So, instead of a table that looks like this:
CREATE TABLE meta_data (
meta_data_id BIGINT,
meta_id BIGINT,
type VARCHAR(50),
description VARCHAR(200),
parent BIGINT,
count BIGINT);
You should make sure you add primary keys and indexes like this:
CREATE TABLE meta_data (
meta_data_id BIGINT,
meta_id BIGINT,
type VARCHAR(50),
description VARCHAR(200),
parent BIGINT,
count BIGINT,
PRIMARY KEY (meta_data_id,meta_id),
INDEX ix_meta_id (meta_id)
);
Don't overdo it, but every table should have a primary key, and any time you are aggregating or querying against a specific value, there should be indexes.
When indexes are not used, the MySQL will walk through each row of the table until it finds what you want. In such a limited example as yours this doesn't take too long (even though it's still noticeably slower), but when you add thousands or more records, this will become extraordinarily painful.
In the future, when reviewing your queries, try to identify where your full table scans are occurring and see if there is an index on that column. A good place to start is wherever you are aggregating or using the WHERE syntax.
A note on the count column
I have not found putting count columns into the table to be helpful. It can lead to some pretty serious integrity issues. If a table is properly optimized, It should be very easy to use count() and get the current count. If you want to have it in a table, you can use a VIEW, although that will not be the most efficient way to make the pull.
The problem with putting count columns into a table is that you need to update that count, using either a TRIGGER or, worse, application logic. As your program scales out that logic can either get lost or buried. Adding that column is a deviation from normalization and when something like this is to occur, there should be a VERY good reason.
Some debate exists as to whether there is ever a good reason to do this, but I think I'd be wise to stay out of that debate because there are great arguments on both sides. Instead, I will pick a much smaller battle and say that I see this causing you more headaches than benefits in this use case, so it is probably worth A/B testing.

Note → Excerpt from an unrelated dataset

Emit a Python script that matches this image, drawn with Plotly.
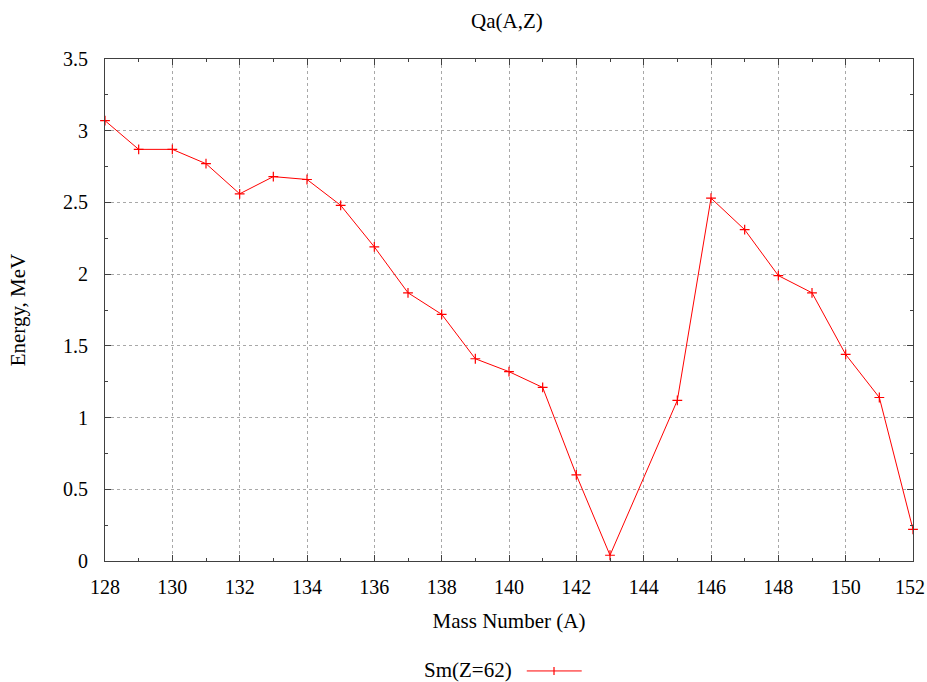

Since the HAVING seems to be the issue, can you instead create a flag field in the posts table and use that instead? If I understand the query correctly, you're trying to find posts with only one meta_relationship link. If you created a field in your posts table that was either a count of the meta_relationships for that post, or a boolean flag for whether there was only one, and indexed it of course, that would probably be much faster. It would involve updating the field if the post was edited.
So, consider this:
Add a new field to the posts table called "num_meta_rel". It can be an unsigned tinyint as long as you'll never have more than 255 tags to any one post.
Update the field like this:
UPDATE posts
SET num_meta_rel=(SELECT COUNT(object_id) from meta_relationships WHERE object_id=posts.post_id);
This query will take some time to run, but once done you have all the counts precalculated. Note this can be done better with a join, but SQLite (Ideone) only allows subqueries.
Now, you rewrite your query like this:
SELECT
posts.post_id,posts.post_name,
GROUP_CONCAT(IF(meta_data.type = 'category', meta.meta_name,null)) AS category,
GROUP_CONCAT(IF(meta_data.type = 'tag', meta.meta_name,null)) AS tag
FROM posts
RIGHT JOIN meta_relationships ON (posts.post_id = meta_relationships.object_id)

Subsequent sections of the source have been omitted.